A transit historian might say we’re leaving behind a design from an era when planners weren’t sure D.C. commuters would ride a subway. We’re moving to a transit space that acknowledges many, many people will cram their way aboard the trains.
I’ll tell you what I like about it, but keep in mind that I saw No. 7000 as it stood still in a quiet room with only a handful of very well-behaved people aboard.
The new car’s design addresses many of the concerns riders have been writing in about for years. The doors are more robust, and the operator up in the cab will have much more information available for monitoring their performance. And you know how Metro doors are different from elevator doors: The Metro doors don’t bounce back open when a rider tries to push them open.
I stuck my leg between the closing doors on No. 7000. The first thing I noticed was that the doors didn’t crush my foot. The second thing was that they gently bounced back — up to a point. They moved back far enough to let me extract my leg. (And in case you’re curious, you could probably pull back a briefcase or a stroller, too.) But they didn’t reopen completely. There would be no point in performing this experiment for the sake of holding the doors open for your buddies. There’s not enough room to squeeze through before the doors reseal.
Once safely aboard, you may want to rethink your sitting and standing habits. My hope is that many of you will feel less trapped at rush hours because of this new design. Window seats are nice, except when you’re approaching your station and you need the person on the aisle to get up and the crowd blocking the exit to part.

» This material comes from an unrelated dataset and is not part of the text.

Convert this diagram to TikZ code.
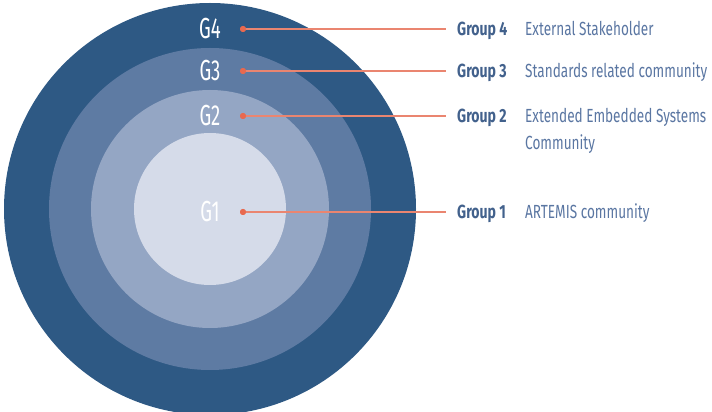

The new cars maintain the same basic configuration — you’re seated facing forward, back or into the center of the car — but design tweaks with the seats, better placement of handholds and a bit more space in the middle will make movement somewhat easier.
When we talk about standing in a rail car, I think first of all the people who have written in with complaints about the placement of the floor to ceiling poles and the rails along top of the car. These riders either can’t reach them or find there’s nothing at all to hold onto — except maybe another passenger — as the train comes to a stop. The new design does not restore the center poles, but it does place poles and railings more logically for riders trying to maneuver their way to the doors.
The only obvious downside in the new design is this: It will be years before the new style dominates the entire rail fleet. Riders may enjoy a trip to work on one of these new train sets, then return home on a dingy, older model that looks far worse because the rider has just seen the future.